= STATED PROBLEM =
Output the material exactly, but drop every image it holds.

— Start of STORED ROWS —

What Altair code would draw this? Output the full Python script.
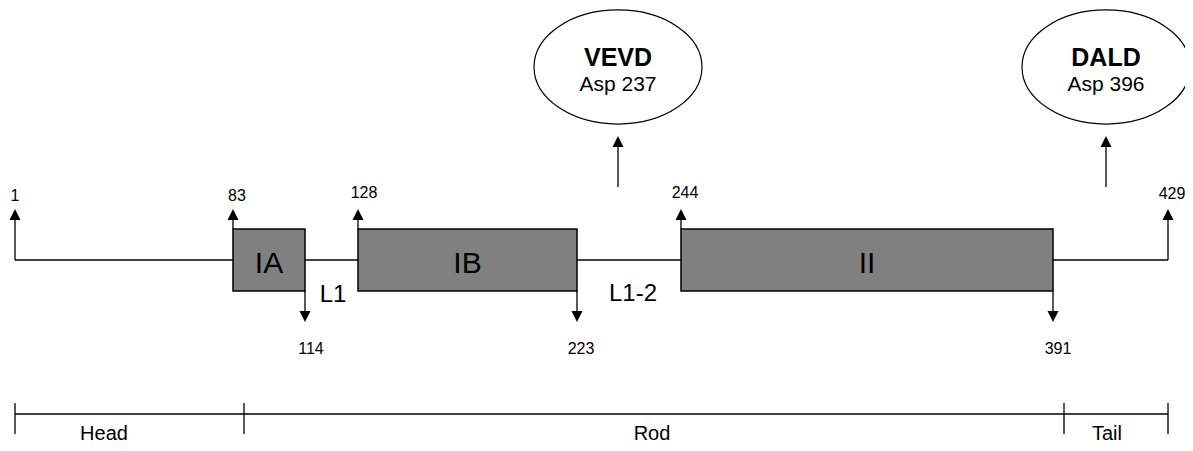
import altair as alt
import pandas as pd

# ---- diagram data (schematic x positions in diagram units) ----
backbone_start = [15, 305, 577, 1053]
backbone_end = [233, 358, 681, 1168]
backbone_y = 260

domain_names = ["IA", "IB", "II"]
domain_start = [233, 358, 681]
domain_end = [305, 577, 1053]
domain_top, domain_bottom = 229, 291

up_residues = ["1", "83", "128", "244", "429"]
up_x = [15, 233, 358, 681, 1168]
up_from = [260, 229, 229, 229, 260]
up_label_x = [15, 237, 364, 685, 1172]
up_label_y = [196, 196, 193, 193, 194]

down_residues = ["114", "223", "391"]
down_x = [305, 577, 1053]
down_label_x = [311, 581, 1058]

loop_names = ["L1", "L1-2"]
loop_x = [333, 633]
loop_y = [295, 294]

motif_names = ["VEVD", "DALD"]
motif_sites = ["Asp 237", "Asp 396"]
motif_x = [618, 1106]

region_names = ["Head", "Rod", "Tail"]
region_start = [15, 244, 1064]
region_end = [244, 1064, 1168]
region_label_x = [104, 652, 1107]

FONT = "Liberation Sans"

xs = alt.Scale(domain=[8, 1185], nice=False, zero=False)
ys = alt.Scale(domain=[8, 443], nice=False, zero=False, reverse=True)

def X(f="x"):
    return alt.X(f"{f}:Q", scale=xs, axis=None)

def Y(f="y"):
    return alt.Y(f"{f}:Q", scale=ys, axis=None)

# ---- line segments ----
segs = []
for a, b in zip(backbone_start, backbone_end):
    segs.append(dict(x=a, x2=b, y=backbone_y, y2=backbone_y))
for x, f in zip(up_x, up_from):
    segs.append(dict(x=x, x2=x, y=f, y2=217))
for x in down_x:
    segs.append(dict(x=x, x2=x, y=domain_bottom, y2=313))
for x in motif_x:
    segs.append(dict(x=x, x2=x, y=187, y2=144))
segs.append(dict(x=region_start[0], x2=region_end[-1], y=414, y2=414))
for x in region_start + [region_end[-1]]:
    segs.append(dict(x=x, x2=x, y=403, y2=434))
seg_df = pd.DataFrame(segs)

lines = alt.Chart(seg_df).mark_rule(color="black", strokeWidth=1.3).encode(
    x=X("x"), x2="x2:Q", y=Y("y"), y2="y2:Q"
)

dom_df = pd.DataFrame(dict(name=domain_names, x=domain_start, x2=domain_end,
                           y=[domain_top] * 3, y2=[domain_bottom] * 3))
boxes = alt.Chart(dom_df).mark_rect(fill="#808080", stroke="black", strokeWidth=1.5).encode(
    x=X("x"), x2="x2:Q", y=Y("y"), y2="y2:Q"
)
dom_df["cx"] = (dom_df["x"] + dom_df["x2"]) / 2
dom_df["cy"] = 264
box_text = alt.Chart(dom_df).mark_text(font=FONT, fontSize=30, color="black",
                                       baseline="middle", align="center").encode(
    x=X("cx"), y=Y("cy"), text="name:N"
)

UP = "M0,-1L1,1L-1,1Z"
DOWN = "M0,1L1,-1L-1,-1Z"
up_df = pd.DataFrame(dict(x=up_x + motif_x, y=[214.5] * 5 + [141.5] * 2))
down_df = pd.DataFrame(dict(x=down_x, y=[316.5] * 3))
up_heads = alt.Chart(up_df).mark_point(shape=UP, filled=True, size=121, color="black",
                                       opacity=1, strokeWidth=0).encode(x=X(), y=Y())
down_heads = alt.Chart(down_df).mark_point(shape=DOWN, filled=True, size=121, color="black",
                                           opacity=1, strokeWidth=0).encode(x=X(), y=Y())

num_df = pd.DataFrame(dict(t=up_residues + down_residues,
                           x=up_label_x + down_label_x,
                           y=up_label_y + [349] * 3))
nums = alt.Chart(num_df).mark_text(font=FONT, fontSize=16, color="black",
                                   baseline="middle", align="center").encode(
    x=X(), y=Y(), text="t:N"
)

loop_df = pd.DataFrame(dict(t=loop_names, x=loop_x, y=loop_y))
loops = alt.Chart(loop_df).mark_text(font=FONT, fontSize=24, color="black",
                                     baseline="middle", align="center").encode(
    x=X(), y=Y(), text="t:N"
)

ELLIPSE = "M-1,0A1,0.679,0,1,1,1,0A1,0.679,0,1,1,-1,0Z"
mot_df = pd.DataFrame(dict(name=motif_names, site=motif_sites, x=motif_x,
                           y=[67, 67], yn=[58, 58], ys=[85, 85]))
ellipses = alt.Chart(mot_df).mark_point(shape=ELLIPSE, size=168 * 168, filled=False,
                                        color="black", opacity=1, strokeWidth=1.2).encode(
    x=X(), y=Y()
)
mot_name = alt.Chart(mot_df).mark_text(font=FONT, fontSize=25, fontWeight="bold",
                                       color="black", baseline="middle", align="center").encode(
    x=X(), y=Y("yn"), text="name:N"
)
mot_site = alt.Chart(mot_df).mark_text(font=FONT, fontSize=21, color="black",
                                       baseline="middle", align="center").encode(
    x=X(), y=Y("ys"), text="site:N"
)

reg_df = pd.DataFrame(dict(t=region_names, x=region_label_x, y=[434] * 3))
regions = alt.Chart(reg_df).mark_text(font=FONT, fontSize=20, color="black",
                                      baseline="middle", align="center").encode(
    x=X(), y=Y(), text="t:N"
)

chart = alt.layer(
    lines, boxes, box_text, up_heads, down_heads, nums, loops,
    ellipses, mot_name, mot_site, regions
).properties(
    width=1177, height=435, autosize="none", padding=0, background="white"
).configure_view(stroke=None)

chart.save("out.html", embed_options={"renderer": "svg", "actions": False})
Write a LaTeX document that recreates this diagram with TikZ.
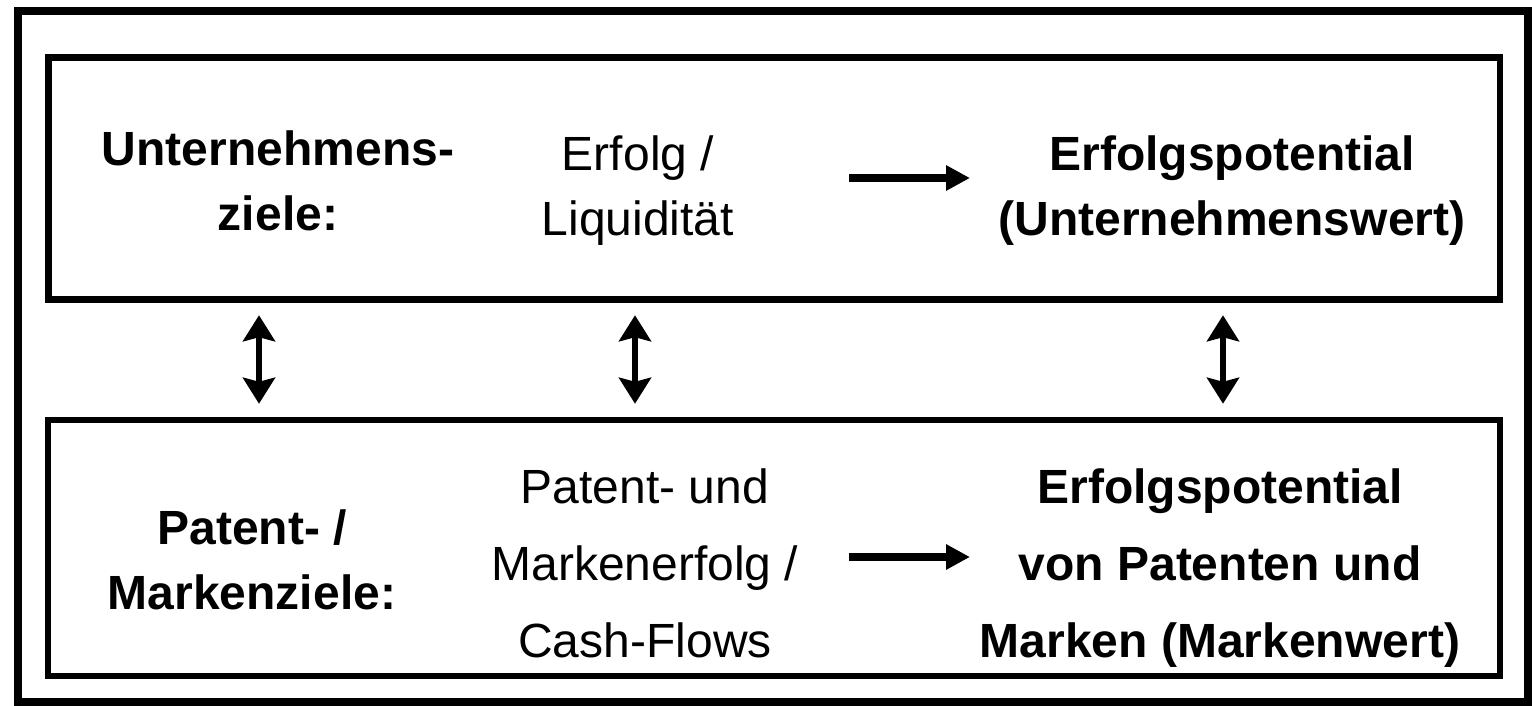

— End of STORED ROWS —

= CORRECT RESULT =
What Altair code would draw this? Output the full Python script.
import altair as alt
import pandas as pd

# ---- diagram data (schematic x positions in diagram units) ----
backbone_start = [15, 305, 577, 1053]
backbone_end = [233, 358, 681, 1168]
backbone_y = 260

domain_names = ["IA", "IB", "II"]
domain_start = [233, 358, 681]
domain_end = [305, 577, 1053]
domain_top, domain_bottom = 229, 291

up_residues = ["1", "83", "128", "244", "429"]
up_x = [15, 233, 358, 681, 1168]
up_from = [260, 229, 229, 229, 260]
up_label_x = [15, 237, 364, 685, 1172]
up_label_y = [196, 196, 193, 193, 194]

down_residues = ["114", "223", "391"]
down_x = [305, 577, 1053]
down_label_x = [311, 581, 1058]

loop_names = ["L1", "L1-2"]
loop_x = [333, 633]
loop_y = [295, 294]

motif_names = ["VEVD", "DALD"]
motif_sites = ["Asp 237", "Asp 396"]
motif_x = [618, 1106]

region_names = ["Head", "Rod", "Tail"]
region_start = [15, 244, 1064]
region_end = [244, 1064, 1168]
region_label_x = [104, 652, 1107]

FONT = "Liberation Sans"

xs = alt.Scale(domain=[8, 1185], nice=False, zero=False)
ys = alt.Scale(domain=[8, 443], nice=False, zero=False, reverse=True)

def X(f="x"):
    return alt.X(f"{f}:Q", scale=xs, axis=None)

def Y(f="y"):
    return alt.Y(f"{f}:Q", scale=ys, axis=None)

# ---- line segments ----
segs = []
for a, b in zip(backbone_start, backbone_end):
    segs.append(dict(x=a, x2=b, y=backbone_y, y2=backbone_y))
for x, f in zip(up_x, up_from):
    segs.append(dict(x=x, x2=x, y=f, y2=217))
for x in down_x:
    segs.append(dict(x=x, x2=x, y=domain_bottom, y2=313))
for x in motif_x:
    segs.append(dict(x=x, x2=x, y=187, y2=144))
segs.append(dict(x=region_start[0], x2=region_end[-1], y=414, y2=414))
for x in region_start + [region_end[-1]]:
    segs.append(dict(x=x, x2=x, y=403, y2=434))
seg_df = pd.DataFrame(segs)

lines = alt.Chart(seg_df).mark_rule(color="black", strokeWidth=1.3).encode(
    x=X("x"), x2="x2:Q", y=Y("y"), y2="y2:Q"
)

dom_df = pd.DataFrame(dict(name=domain_names, x=domain_start, x2=domain_end,
                           y=[domain_top] * 3, y2=[domain_bottom] * 3))
boxes = alt.Chart(dom_df).mark_rect(fill="#808080", stroke="black", strokeWidth=1.5).encode(
    x=X("x"), x2="x2:Q", y=Y("y"), y2="y2:Q"
)
dom_df["cx"] = (dom_df["x"] + dom_df["x2"]) / 2
dom_df["cy"] = 264
box_text = alt.Chart(dom_df).mark_text(font=FONT, fontSize=30, color="black",
                                       baseline="middle", align="center").encode(
    x=X("cx"), y=Y("cy"), text="name:N"
)

UP = "M0,-1L1,1L-1,1Z"
DOWN = "M0,1L1,-1L-1,-1Z"
up_df = pd.DataFrame(dict(x=up_x + motif_x, y=[214.5] * 5 + [141.5] * 2))
down_df = pd.DataFrame(dict(x=down_x, y=[316.5] * 3))
up_heads = alt.Chart(up_df).mark_point(shape=UP, filled=True, size=121, color="black",
                                       opacity=1, strokeWidth=0).encode(x=X(), y=Y())
down_heads = alt.Chart(down_df).mark_point(shape=DOWN, filled=True, size=121, color="black",
                                           opacity=1, strokeWidth=0).encode(x=X(), y=Y())

num_df = pd.DataFrame(dict(t=up_residues + down_residues,
                           x=up_label_x + down_label_x,
                           y=up_label_y + [349] * 3))
nums = alt.Chart(num_df).mark_text(font=FONT, fontSize=16, color="black",
                                   baseline="middle", align="center").encode(
    x=X(), y=Y(), text="t:N"
)

loop_df = pd.DataFrame(dict(t=loop_names, x=loop_x, y=loop_y))
loops = alt.Chart(loop_df).mark_text(font=FONT, fontSize=24, color="black",
                                     baseline="middle", align="center").encode(
    x=X(), y=Y(), text="t:N"
)

ELLIPSE = "M-1,0A1,0.679,0,1,1,1,0A1,0.679,0,1,1,-1,0Z"
mot_df = pd.DataFrame(dict(name=motif_names, site=motif_sites, x=motif_x,
                           y=[67, 67], yn=[58, 58], ys=[85, 85]))
ellipses = alt.Chart(mot_df).mark_point(shape=ELLIPSE, size=168 * 168, filled=False,
                                        color="black", opacity=1, strokeWidth=1.2).encode(
    x=X(), y=Y()
)
mot_name = alt.Chart(mot_df).mark_text(font=FONT, fontSize=25, fontWeight="bold",
                                       color="black", baseline="middle", align="center").encode(
    x=X(), y=Y("yn"), text="name:N"
)
mot_site = alt.Chart(mot_df).mark_text(font=FONT, fontSize=21, color="black",
                                       baseline="middle", align="center").encode(
    x=X(), y=Y("ys"), text="site:N"
)

reg_df = pd.DataFrame(dict(t=region_names, x=region_label_x, y=[434] * 3))
regions = alt.Chart(reg_df).mark_text(font=FONT, fontSize=20, color="black",
                                      baseline="middle", align="center").encode(
    x=X(), y=Y(), text="t:N"
)

chart = alt.layer(
    lines, boxes, box_text, up_heads, down_heads, nums, loops,
    ellipses, mot_name, mot_site, regions
).properties(
    width=1177, height=435, autosize="none", padding=0, background="white"
).configure_view(stroke=None)

chart.save("out.html", embed_options={"renderer": "svg", "actions": False})
Write a LaTeX document that recreates this diagram with TikZ.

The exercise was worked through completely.